The question arises from the rationale behind the US Environmental Protection Agency's claim that greenhouse-gas (GHG) emission standards it proposed on Sept. 20 for new power plants "are not expected to have notable costs and are not projected to impact electricity prices or reliability."

EPA cites government and industry projections "that new power plants that are built over the next decade or more would be expected to meet these standards even in the absence of the rule."

In those projections, gas-fired combustion units dominate power-plant construction.

New gas-fired generators can meet the standards EPA now proposes without adding emission controls. New coal-fired units would have to capture and store at least some of the GHGs emitted by their operations. The equipment required and extra energy used are expensive.

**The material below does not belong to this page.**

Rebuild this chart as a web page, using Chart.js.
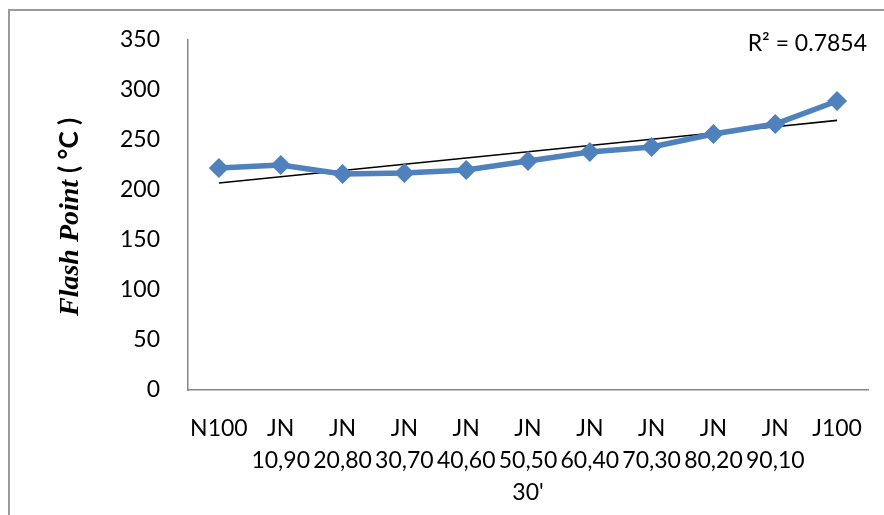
<!DOCTYPE html>
<html>
<head>
<meta charset="utf-8">
<script src="https://cdn.jsdelivr.net/npm/chart.js@4.4.1/dist/chart.umd.min.js"></script>
<style>
  html, body { margin: 0; padding: 0; background: #ffffff; }
  #wrap { position: relative; width: 884px; height: 515px; }
</style>
</head>
<body>
<div id="wrap"><canvas id="c" width="884" height="515"></canvas></div>
<script>
// ---- data ----
const categories = [
  ["N100"],
  ["JN", "10,90"],
  ["JN", "20,80"],
  ["JN", "30,70"],
  ["JN", "40,60"],
  ["JN", "50,50", "30'"],
  ["JN", "60,40"],
  ["JN", "70,30"],
  ["JN", "80,20"],
  ["JN", "90,10"],
  ["J100"]
];
const flashPoint = [222, 225, 216, 217, 220, 229, 238, 243, 256, 266, 289];
const yTicks = [0, 50, 100, 150, 200, 250, 300, 350];
const yTitleMain = "Flash Point ";
const yTitleUnit = "( °C )";
const rSquaredLabel = "R² = 0.7854";

// linear least-squares trendline through the series (as in the reference)
function linearTrend(values) {
  const n = values.length;
  let sx = 0, sy = 0, sxy = 0, sxx = 0;
  values.forEach((v, i) => { sx += i; sy += v; sxy += i * v; sxx += i * i; });
  const slope = (n * sxy - sx * sy) / (n * sxx - sx * sx);
  const icpt = (sy - slope * sx) / n;
  return values.map((_, i) => icpt + slope * i);
}
const trend = linearTrend(flashPoint);

const decorPlugin = {
  id: 'decor',
  beforeDraw(chart) {
    const ctx = chart.ctx;
    ctx.save();
    ctx.fillStyle = '#ffffff';
    ctx.fillRect(0, 0, chart.width, chart.height);
    ctx.strokeStyle = '#9a9a9a';
    ctx.lineWidth = 2;
    ctx.beginPath();
    ctx.moveTo(9, chart.height + 5);
    ctx.lineTo(9, 10);
    ctx.lineTo(chart.width + 5, 10);
    ctx.stroke();
    ctx.restore();
  },
  afterDraw(chart) {
    const ctx = chart.ctx;
    const area = chart.chartArea;
    // y-axis title, mixed fonts
    ctx.save();
    const fMain = 'italic bold 28px "Liberation Serif", "Times New Roman", serif';
    const fUnit = 'bold 26px Lato, "Noto Sans", sans-serif';
    ctx.font = fMain;
    const w1 = ctx.measureText(yTitleMain).width;
    ctx.font = fUnit;
    const w2 = ctx.measureText(yTitleUnit).width;
    const cy = (area.top + area.bottom) / 2 + 2;
    ctx.translate(78, cy);
    ctx.rotate(-Math.PI / 2);
    ctx.fillStyle = '#000000';
    ctx.textBaseline = 'alphabetic';
    ctx.textAlign = 'left';
    const start = -(w1 + w2) / 2;
    ctx.font = fMain;
    ctx.fillText(yTitleMain, start, 0);
    ctx.font = fUnit;
    ctx.fillText(yTitleUnit, start + w1, 0);
    ctx.restore();
    // R² label
    ctx.save();
    ctx.font = '23px Lato, "Noto Sans", sans-serif';
    ctx.fillStyle = '#000000';
    ctx.textAlign = 'right';
    ctx.textBaseline = 'middle';
    ctx.fillText(rSquaredLabel, area.right - 1, 44);
    ctx.restore();
  }
};

new Chart(document.getElementById('c'), {
  type: 'line',
  data: {
    labels: categories,
    datasets: [
      {
        label: 'Trend',
        data: trend,
        borderColor: '#000000',
        borderWidth: 1.6,
        pointRadius: 0,
        fill: false,
        tension: 0,
        order: 2
      },
      {
        label: 'Flash Point',
        data: flashPoint,
        borderColor: '#4F81BD',
        backgroundColor: '#4F81BD',
        borderWidth: 5.5,
        pointStyle: 'rectRot',
        pointRadius: 10,
        pointBorderWidth: 0,
        pointBackgroundColor: '#4F81BD',
        fill: false,
        tension: 0,
        order: 1
      }
    ]
  },
  options: {
    responsive: false,
    animation: false,
    devicePixelRatio: 1,
    layout: { padding: { top: 40, right: 16, left: 0, bottom: 0 } },
    plugins: {
      legend: { display: false },
      tooltip: { enabled: false },
      title: { display: false }
    },
    scales: {
      x: {
        type: 'category',
        offset: true,
        grid: { display: false },
        border: { display: true, color: '#868686', width: 1.5 },
        ticks: {
          color: '#000000',
          font: { family: 'Lato, "Noto Sans", sans-serif', size: 23, lineHeight: 1.4 },
          padding: 14,
          maxRotation: 0,
          autoSkip: false
        },
        afterFit(scale) { scale.height = 125; }
      },
      y: {
        min: 0,
        max: 350,
        afterBuildTicks(scale) { scale.ticks = yTicks.map(v => ({ value: v })); },
        grid: { display: false },
        border: { display: true, color: '#868686', width: 1.5 },
        ticks: {
          color: '#000000',
          font: { family: 'Lato, "Noto Sans", sans-serif', size: 23 },
          padding: 20
        },
        afterFit(scale) { scale.width = 188; }
      }
    }
  },
  plugins: [decorPlugin]
});
</script>
</body>
</html>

If forecasts are right about gas and coal prices and about technological development, EPA might be right about its proposals not raising electricity costs.

But how often are forecasts—by the government or anyone—right about energy prices and technologies?

If markets really have closed the door on future coal-fired power generation, EPA has locked it and swallowed the key.

Refiners need to worry about the agency's eagerness to foreclose expansion of an important American industry.

Somewhere in EPA's busy chambers, new-source GHG emission standards are under development for refineries. The agency was to have proposed refinery standards late in 2011. And under the Clean Air Act, when EPA sets standards for new stationary sources of GHG emissions, it's supposed to issue guidelines for existing sources, too.

What EPA plans for refinery GHG emissions remains in suspense. In other regulatory areas, the agency hasn't acted greatly concerned about the effects of its initiatives on refining costs or fuel prices.

Meanwhile, as they await clarity on GHG regulation, refiners might profit—EPA's assurances notwithstanding—by trimming their use of electricity.